Ad aprire, il nostro SPZ. Cantautore dalle sonorità morbide, che incrociano il dream pop a una sorta d’acustica psichedelìa capaci di restituire, in “Quattro”, attimi di dolcezza e trasognata intimità. Sicuramente individuabile tra le contemporanee sonorità indie nostrane, SPZ ricorda da vicino il cantautorato di Calcutta. Molto, per la linea vocale sciorinata in quel “saliscendi” cui Edoardo D’Erme ci ha abituati. Tanto di guadagnato però, perché una personalità SPZ ce l’ha. Testi e arrangiamenti sembrano frutto di un lavoro all’unisono, come se le parole di una canzone appartenessero già a quelle melodie.
Esse-pi-zeta, cantautore dalle sonorità morbide, che incrociano il dream pop a una sorta d’acustica psichedelìa capaci di restituire, in “Quattro”, attimi di dolcezza e trasognata intimità.

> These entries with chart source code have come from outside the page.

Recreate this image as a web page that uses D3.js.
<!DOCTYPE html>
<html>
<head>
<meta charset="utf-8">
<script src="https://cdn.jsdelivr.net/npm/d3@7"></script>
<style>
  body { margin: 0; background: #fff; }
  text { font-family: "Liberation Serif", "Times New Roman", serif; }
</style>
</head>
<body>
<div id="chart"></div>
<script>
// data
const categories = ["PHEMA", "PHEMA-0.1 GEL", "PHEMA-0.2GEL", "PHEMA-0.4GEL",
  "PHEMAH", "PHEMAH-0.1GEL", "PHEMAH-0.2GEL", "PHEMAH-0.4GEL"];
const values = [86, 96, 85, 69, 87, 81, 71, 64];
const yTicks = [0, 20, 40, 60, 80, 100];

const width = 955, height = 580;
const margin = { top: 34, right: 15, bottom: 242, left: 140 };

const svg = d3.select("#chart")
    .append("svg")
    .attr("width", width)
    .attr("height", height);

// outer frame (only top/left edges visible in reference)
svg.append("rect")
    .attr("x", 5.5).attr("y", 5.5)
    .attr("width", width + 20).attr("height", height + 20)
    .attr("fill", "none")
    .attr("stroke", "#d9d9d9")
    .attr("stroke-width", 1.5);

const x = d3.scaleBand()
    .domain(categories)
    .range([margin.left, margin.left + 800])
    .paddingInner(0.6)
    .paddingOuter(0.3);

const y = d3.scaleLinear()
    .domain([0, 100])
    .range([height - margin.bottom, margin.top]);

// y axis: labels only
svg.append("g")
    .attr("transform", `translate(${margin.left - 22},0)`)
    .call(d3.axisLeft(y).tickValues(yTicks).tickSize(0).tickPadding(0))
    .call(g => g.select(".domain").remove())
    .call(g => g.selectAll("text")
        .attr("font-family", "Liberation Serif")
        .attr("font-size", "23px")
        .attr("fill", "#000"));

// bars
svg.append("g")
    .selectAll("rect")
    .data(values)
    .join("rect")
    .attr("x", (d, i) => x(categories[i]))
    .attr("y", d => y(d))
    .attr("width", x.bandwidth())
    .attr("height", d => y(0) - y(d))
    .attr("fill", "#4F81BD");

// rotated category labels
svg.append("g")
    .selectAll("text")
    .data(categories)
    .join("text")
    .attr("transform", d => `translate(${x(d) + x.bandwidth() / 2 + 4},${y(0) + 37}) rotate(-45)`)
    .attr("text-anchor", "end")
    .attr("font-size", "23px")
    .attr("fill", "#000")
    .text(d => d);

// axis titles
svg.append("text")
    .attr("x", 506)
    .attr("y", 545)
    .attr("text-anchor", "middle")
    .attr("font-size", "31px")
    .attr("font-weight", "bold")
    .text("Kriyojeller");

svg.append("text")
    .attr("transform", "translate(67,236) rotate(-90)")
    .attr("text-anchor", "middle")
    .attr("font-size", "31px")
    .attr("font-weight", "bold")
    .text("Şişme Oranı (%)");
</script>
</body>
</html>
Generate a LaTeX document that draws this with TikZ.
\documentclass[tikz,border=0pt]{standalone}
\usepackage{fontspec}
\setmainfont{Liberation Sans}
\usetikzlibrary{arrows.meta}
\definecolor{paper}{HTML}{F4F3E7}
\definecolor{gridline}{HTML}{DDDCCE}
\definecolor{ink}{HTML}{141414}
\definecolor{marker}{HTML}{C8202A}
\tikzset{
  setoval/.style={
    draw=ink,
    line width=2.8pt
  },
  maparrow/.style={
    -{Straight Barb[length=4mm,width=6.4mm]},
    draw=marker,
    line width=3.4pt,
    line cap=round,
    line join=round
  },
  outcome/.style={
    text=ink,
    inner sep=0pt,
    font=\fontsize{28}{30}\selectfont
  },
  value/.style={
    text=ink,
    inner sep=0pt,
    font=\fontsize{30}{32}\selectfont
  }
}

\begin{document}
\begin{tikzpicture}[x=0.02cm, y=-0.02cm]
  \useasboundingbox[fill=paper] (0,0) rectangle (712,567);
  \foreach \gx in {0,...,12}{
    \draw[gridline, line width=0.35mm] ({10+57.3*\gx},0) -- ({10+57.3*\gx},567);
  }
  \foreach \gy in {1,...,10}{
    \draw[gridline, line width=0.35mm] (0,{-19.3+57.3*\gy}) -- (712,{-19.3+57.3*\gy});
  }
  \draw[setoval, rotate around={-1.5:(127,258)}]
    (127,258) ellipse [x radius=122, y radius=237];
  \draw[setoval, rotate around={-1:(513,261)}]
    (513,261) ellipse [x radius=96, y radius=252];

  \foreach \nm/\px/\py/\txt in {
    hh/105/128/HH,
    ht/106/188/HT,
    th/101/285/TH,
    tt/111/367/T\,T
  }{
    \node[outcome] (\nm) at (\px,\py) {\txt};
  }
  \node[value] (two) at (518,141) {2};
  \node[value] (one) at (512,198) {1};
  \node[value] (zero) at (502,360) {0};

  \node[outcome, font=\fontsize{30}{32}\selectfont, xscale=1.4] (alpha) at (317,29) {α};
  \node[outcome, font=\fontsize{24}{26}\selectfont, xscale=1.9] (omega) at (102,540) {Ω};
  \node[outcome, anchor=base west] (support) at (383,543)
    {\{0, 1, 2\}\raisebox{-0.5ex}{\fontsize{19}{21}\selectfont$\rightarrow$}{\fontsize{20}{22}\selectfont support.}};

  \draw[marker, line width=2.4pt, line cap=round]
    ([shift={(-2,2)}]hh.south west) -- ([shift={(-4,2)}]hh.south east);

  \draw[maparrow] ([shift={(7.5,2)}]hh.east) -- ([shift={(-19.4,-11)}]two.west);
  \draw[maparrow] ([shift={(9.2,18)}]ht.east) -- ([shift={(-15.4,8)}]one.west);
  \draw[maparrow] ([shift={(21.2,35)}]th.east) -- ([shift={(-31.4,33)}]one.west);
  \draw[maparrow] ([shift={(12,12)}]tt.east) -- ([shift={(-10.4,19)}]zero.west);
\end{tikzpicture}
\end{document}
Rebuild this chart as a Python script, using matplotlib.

Melodie soft, senza dubbio. Eppure spaziose, larghe nella loro semplicità. Il primo dei quattro brani si chiama appunto “Quattro”. Omonimo, racconta l’ostinata solitudine dello starsene chiusi coi propri quattro pensieri, nelle proprie quattro mura. Sommessamente dolce e vagamene amaro il tono, “Quattro” avanza tra tessiture atmosferiche di tastiere e chitarre languide e fresche. “Nubi” racconta, genuino, il desiderio d’amore che una possibile distanza è capace d’alimentare. Un sogno dai riverberi innocenti e leggeri, come le melodie delle corde impiegate. Rarefatta, la terza “Dovrei”. Battistiana, è la più malinconica e racconta l’incertezza. In conclusione, “Non mi vuoi più”. Brano che ha la cadenza di una dolce ninna nanna, è un tenero e sincero lamento. Semplice, di gusto e con stile, SPZ farà certamente parlare di sé.